The ECB can and must do better

The corporate asset purchase programme of the ECB raises many questions. And most of the answers we can find lead to the same conclusion: buying corporate bonds was a bad idea to start with. It will not help the ECB achieve its own objectives, it is making multinationals richer and is ultimately jeopardizing the already weak reputation of the ECB. In other words, corporate QE is counter-productive. It essentially takes a bad idea of regular QE, and makes it a whole lot worse!

There are also legal grounds for the ECB to consider better ways. As stipulated in Article 2 of the ECB’s statutes, the ECB is bound to “support the general economic policies in the Community with a view to contributing to the achievement of the objectives of the Community” as long as it does not “prejudice to the objective of price stability.”

We believe the ECB is not complying to its mandate here and it is legally bound to seek ways to improve its programme.

Over the short term, one way to fix that would be – at the very least – to come up with transparent criteria for selecting the companies it will be financing. To be aligned with the objectives of the EU, those criteria should be based on the social, economic and environmental impact of the bonds it is purchasing.
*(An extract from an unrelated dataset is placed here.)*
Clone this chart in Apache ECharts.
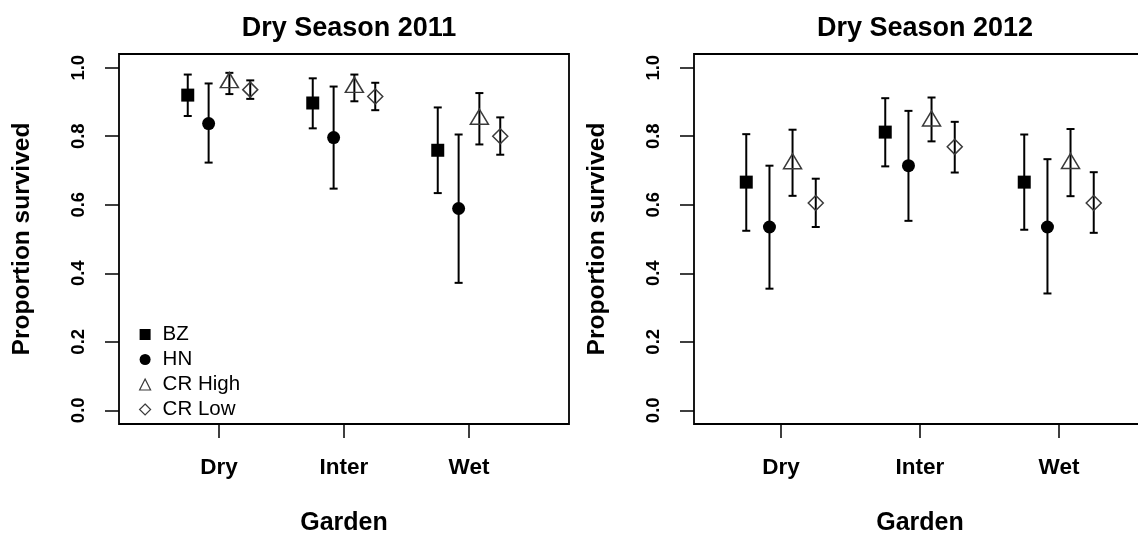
<!DOCTYPE html>
<html>
<head>
<meta charset="utf-8">
<script src="https://cdn.jsdelivr.net/npm/echarts@6/dist/echarts.min.js"></script>
<style>
  html, body { margin: 0; padding: 0; background: #fff; }
  #chart { width: 1138px; height: 534px; }
</style>
</head>
<body>
<div id="chart"></div>
<script>
// Garden categories, seed origins and y-axis ticks
const gardens = ['Dry', 'Inter', 'Wet'];
const origins = ['BZ', 'HN', 'CR High', 'CR Low'];
const yTicks = [0, 0.2, 0.4, 0.6, 0.8, 1.0];
const panelTitles = ['Dry Season 2011', 'Dry Season 2012'];

// Dry season 2011: proportion survived with lower / upper interval
const bz2011 = [0.920, 0.897, 0.759];
const bz2011Lo = [0.859, 0.823, 0.634];
const bz2011Hi = [0.980, 0.969, 0.884];
const hn2011 = [0.837, 0.796, 0.589];
const hn2011Lo = [0.723, 0.647, 0.372];
const hn2011Hi = [0.954, 0.945, 0.805];
const crh2011 = [0.958, 0.944, 0.851];
const crh2011Lo = [0.923, 0.902, 0.776];
const crh2011Hi = [0.985, 0.980, 0.926];
const crl2011 = [0.936, 0.916, 0.800];
const crl2011Lo = [0.909, 0.876, 0.746];
const crl2011Hi = [0.963, 0.956, 0.855];

// Dry season 2012
const bz2012 = [0.666, 0.812, 0.666];
const bz2012Lo = [0.524, 0.712, 0.527];
const bz2012Hi = [0.806, 0.911, 0.805];
const hn2012 = [0.535, 0.714, 0.535];
const hn2012Lo = [0.355, 0.553, 0.341];
const hn2012Hi = [0.714, 0.874, 0.733];
const crh2012 = [0.721, 0.846, 0.722];
const crh2012Lo = [0.626, 0.785, 0.625];
const crh2012Hi = [0.819, 0.913, 0.821];
const crl2012 = [0.605, 0.769, 0.605];
const crl2012Lo = [0.535, 0.694, 0.518];
const crl2012Hi = [0.676, 0.842, 0.695];

const panels = [
  [[bz2011, bz2011Lo, bz2011Hi], [hn2011, hn2011Lo, hn2011Hi], [crh2011, crh2011Lo, crh2011Hi], [crl2011, crl2011Lo, crl2011Hi]],
  [[bz2012, bz2012Lo, bz2012Hi], [hn2012, hn2012Lo, hn2012Hi], [crh2012, crh2012Lo, crh2012Hi], [crl2012, crl2012Lo, crl2012Hi]]
];

// Dodge of each origin around its garden position
const dodge = [-0.25, -0.083, 0.083, 0.25];

const FONT = 'Liberation Sans, Arial, Helvetica, sans-serif';
const OPEN = '#3a3a3a';
const markerStyles = [
  { symbol: 'rect', symbolSize: 13, symbolOffset: [0, 0], itemStyle: { color: '#000', opacity: 1 } },
  { symbol: 'circle', symbolSize: 13, symbolOffset: [0, 0], itemStyle: { color: '#000', opacity: 1 } },
  { symbol: 'triangle', symbolSize: [18, 15], symbolOffset: [0, -2], itemStyle: { color: 'rgba(0,0,0,0)', borderColor: OPEN, borderWidth: 1.5, opacity: 1 } },
  { symbol: 'diamond', symbolSize: 15, symbolOffset: [0, 0], itemStyle: { color: 'rgba(0,0,0,0)', borderColor: OPEN, borderWidth: 1.5, opacity: 1 } }
];

const grids = [
  { left: 119, top: 54, width: 450, height: 370 },
  { left: 694, top: 54, width: 452, height: 370 }
];
const xRanges = [[0.2, 3.8], [0.374, 3.626]];

function errorBar(params, api) {
  const x = api.value(0);
  const lo = api.coord([x, api.value(1)]);
  const hi = api.coord([x, api.value(2)]);
  const cap = 4;
  const style = { stroke: '#000', lineWidth: 2 };
  return {
    type: 'group',
    children: [
      { type: 'line', shape: { x1: hi[0], y1: hi[1], x2: lo[0], y2: lo[1] }, style },
      { type: 'line', shape: { x1: hi[0] - cap, y1: hi[1], x2: hi[0] + cap, y2: hi[1] }, style },
      { type: 'line', shape: { x1: lo[0] - cap, y1: lo[1], x2: lo[0] + cap, y2: lo[1] }, style }
    ]
  };
}

const series = [];
panels.forEach((groups, p) => {
  groups.forEach(([val, lo, hi], k) => {
    series.push({
      type: 'custom',
      xAxisIndex: p, yAxisIndex: p,
      renderItem: errorBar,
      encode: { x: 0, y: [1, 2] },
      silent: true,
      z: 2,
      data: gardens.map((g, i) => [i + 1 + dodge[k], lo[i], hi[i]])
    });
    series.push(Object.assign({
      type: 'scatter',
      name: origins[k],
      xAxisIndex: p, yAxisIndex: p,
      z: 3,
      data: gardens.map((g, i) => [i + 1 + dodge[k], val[i]])
    }, markerStyles[k]));
  });
});

const option = {
  animation: false,
  backgroundColor: '#fff',
  textStyle: { fontFamily: FONT, color: '#000' },
  title: panelTitles.map((t, p) => ({
    text: t,
    left: grids[p].left + grids[p].width / 2,
    top: 10,
    textAlign: 'center',
    textStyle: { fontFamily: FONT, fontWeight: 'bold', fontSize: 27, color: '#000' }
  })),
  legend: {
    orient: 'vertical',
    left: 139,
    top: 324,
    padding: 0,
    itemWidth: 11,
    itemHeight: 11,
    itemGap: 4,
    textStyle: { fontFamily: FONT, fontSize: 20.5, color: '#000', padding: [0, 0, 0, 7] },
    selectedMode: false,
    data: origins.map((o, k) => ({
      name: o,
      icon: markerStyles[k].symbol,
      itemStyle: k < 2
        ? { color: '#000', borderWidth: 0, opacity: 1 }
        : { color: 'rgba(0,0,0,0)', borderColor: OPEN, borderWidth: 1.2, opacity: 1 }
    }))
  },
  grid: grids.map(g => Object.assign({
    show: true, borderColor: '#000', borderWidth: 1.8,
    containLabel: false, outerBoundsMode: 'none'
  }, g)),
  xAxis: xRanges.map((r, p) => ({
    type: 'value',
    gridIndex: p,
    min: r[0], max: r[1],
    name: 'Garden',
    nameLocation: 'middle',
    nameGap: 87,
    nameTextStyle: { fontFamily: FONT, fontWeight: 'bold', fontSize: 25, color: '#000' },
    axisLine: { show: false, onZero: false },
    splitLine: { show: false },
    axisTick: { show: true, length: 14, inside: false, customValues: [1, 2, 3], lineStyle: { color: '#000', width: 1.5 } },
    axisLabel: {
      customValues: [1, 2, 3],
      formatter: v => gardens[Math.round(v) - 1],
      margin: 32,
      fontFamily: FONT, fontWeight: 'bold', fontSize: 22.5, color: '#000'
    }
  })),
  yAxis: [0, 1].map(p => ({
    type: 'value',
    gridIndex: p,
    min: -0.04, max: 1.04,
    name: 'Proportion survived',
    nameLocation: 'middle',
    nameGap: 84,
    nameRotate: 90,
    nameTextStyle: { fontFamily: FONT, fontWeight: 'bold', fontSize: 24.5, color: '#000' },
    axisLine: { show: false, onZero: false },
    splitLine: { show: false },
    axisTick: { show: true, length: 14, inside: false, customValues: yTicks, lineStyle: { color: '#000', width: 1.5 } },
    axisLabel: {
      customValues: yTicks,
      rotate: 90,
      formatter: v => v.toFixed(1),
      margin: 31,
      fontFamily: FONT, fontWeight: 'bold', fontSize: 18.5, color: '#000'
    }
  })),
  series
};

const chart = echarts.init(document.getElementById('chart'), null, { renderer: 'canvas' });
chart.setOption(option);
</script>
</body>
</html>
For example, the design of the criteria and the selection of the bonds could be operated in cooperation with the European Investment Bank and/or its national equivalents.

This is a modest suggestion, far from the more ambitious proposals that Positive Money Europe advocates for. However, that would be a welcomed first step towards making the ECB’s policies more beneficial to the overall economic situation in the euro area.